Ms. Serre may be at the forefront, but she’s not alone.

There’s Thebe Magugu, from South Africa, who takes the idea of fashion storytelling to a new level in guerrilla films that use clothes to teach cultural truths — this time about the new embrace of traditional faith healing among his urbanized millennial peers. Working with the director Kristin-Lee Moolman, he etched out a story of gang warfare and spiritual union told in both action and cloth. Safari suiting was made from textiles created to mimic the straw mats a friend used to throw bones (complete with said bone). A black jacket was “scarified” along the spine with Braille threads reading, “What you do to your ancestors, your children will do to you.”

Then there’s the Vaquera gang, Claire Sullivan, Patric DiCaprio and Bryn Taubensee, whose work has grown from blowing raspberries at the establishment to nimbly skewing tropes of aspiration, elitism and gender. This season that meant blowing them out and decontextualizing them, so that satin undies, flamenco flounces and baggy sweats demand a rethink.

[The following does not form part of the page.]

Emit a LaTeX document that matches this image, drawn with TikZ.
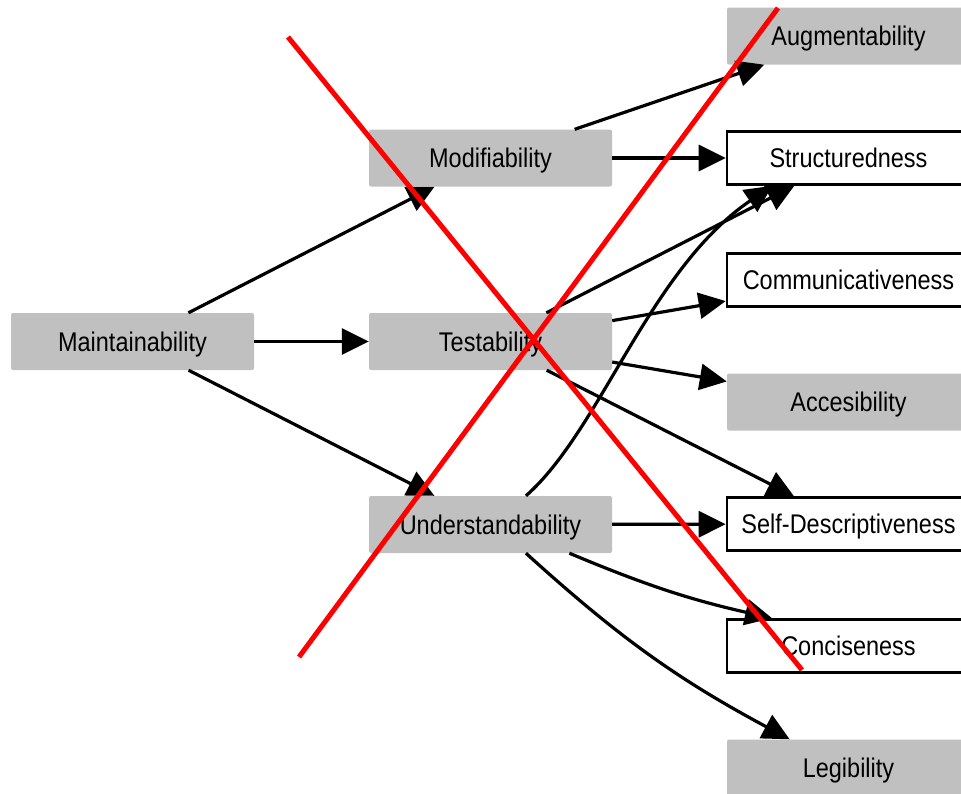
\documentclass[tikz,border=0pt]{standalone}
\usepackage{fontspec}
\setmainfont{Liberation Sans}[FakeStretch=0.87]
\usetikzlibrary{arrows.meta}
\definecolor{boxgray}{RGB}{192,192,192}
\begin{document}
\begin{tikzpicture}[x=1pt, y=1pt,
  every node/.style={font=\fontsize{27}{32}\selectfont, inner sep=0pt, minimum width=243pt,
    text height=22pt, text depth=3pt},
  gbox/.style={fill=boxgray, rounded corners=2pt, minimum height=57pt},
  wbox/.style={draw, fill=white, line width=2.6pt, minimum height=53pt},
  link/.style={line width=3.2pt, -{Triangle[length=27pt, width=26pt]}},
  cross/.style={red, line width=5pt}]
  \useasboundingbox (0,0) rectangle (961,-793);
  \clip (0,0) rectangle (961,-793);
  \node[gbox] (maint) at (132.5,-341.5) {Maintainability};
  \node[gbox] (modif) at (490.5,-158) {Modifiability};
  \node[gbox] (test) at (490.5,-341.5) {Testability};
  \node[gbox] (under) at (490.5,-524.5) {Understandability};
  \node[gbox] (augm) at (848.5,-36) {Augmentability};
  \node[wbox] (struct) at (848.5,-158) {Structuredness};
  \node[wbox] (commun) at (848.5,-280) {Communicativeness};
  \node[gbox] (access) at (848.5,-402) {Accesibility};
  \node[wbox] (selfdesc) at (848.5,-524) {Self-Descriptiveness};
  \node[wbox] (concise) at (848.5,-646) {Conciseness};
  \node[gbox] (legib) at (848.5,-768) {Legibility};
  \foreach \a/\b in {maint/modif,maint/test,maint/under,modif/augm,modif/struct,test/struct,
      test/commun,test/access,test/selfdesc,under/selfdesc}
    \draw[link] (\a) -- (\b);
  \draw[link] (under.-20) to[bend right=5] (concise.160);
  \draw[link] (under.-39) to[bend right=7] (legib.154);
  \draw[link] (under.39) .. controls +(75,66) and +(-123,-84) .. (struct.200);
  % the red cross over the picture
  \coordinate (c1) at (288,-37); \coordinate (c2) at (802,-670);
  \coordinate (c3) at (299,-657); \coordinate (c4) at (778,-8);
  \draw[cross] (c1) -- (c2); \draw[cross] (c3) -- (c4);
\end{tikzpicture}
\end{document}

And Eckhaus Latta, where Mike Eckhaus and Zoe Latta, working bi-coastally (she in Los Angeles, he in Brooklyn) cut holes in sequin shirts and skirts, shredded denim, snapped (or not) quilted nylon up the side and otherwise used shape to gently confront just how much we’ve come undone.

Not that the disrupters who came before are fading into the torpor of comfortable maturity.

Dries Van Noten, one of the last members of the Antwerp Six (the group of Belgian designers that shook up fashion in the late 1980s and 1990s) still on the official Paris schedule, swapped moody romance for an exhalation of pent-up energy, frustration and desire. Forty-six dancers and models, one or two at a time, writhed, twisted and collapsed on a darkened stage in a visceral mash-up of masculine tailoring and feminine cliché: sugar-sweet Valentine-pink sequins and slithery duchesse silks in boudoir pastels were paired with no-nonsense dark overcoats; crushed taffeta was scanned and superimposed on wool; marabou fuzzed out the lines.

It was a powerhouse of a collection, as was that of Rick Owens, the dark prince of Paris, whose roots lie in the underbelly of the California dream, and who titled his show “Gethsemane,” after the garden in Jerusalem where Jesus prayed before the “final reckoning” (as the show notes read). Because the last year, they went on, was “almost biblical in its drama.”

And so was Mr. Owens’s collection, filmed live on a pier on the Lido, in front of his house in Venice.

Fog rolled across the water as the models streamed forth in puffer robes that framed attenuated insect silhouettes with skinny metallic leggings or sequined thongs atop cashmere body suits. Exaggerated down sleeves (like duvets for the arms) slipped off the shoulders and flopped down far below the fingers; fluted, shredded gowns suggested decaying notions of royalty and pilgrimage.

It was gorgeous and alarming in equal measure, connecting to the aggression of Mr. Owens’s January men’s wear show (some of the bomber jackets and coats were lifted straight off that runway without being downsized for the female form) but with a sense of communion that dangled the promise of something more.

“I know we’re supposed to be all about hope and moving forward, but the menace has not disappeared,” Mr. Owens said before the show, talking over FaceTime from Venice.

“On the other hand,” he added cheerfully, “good has triumphed over evil so far.” Thus turns the fashion cycle of life.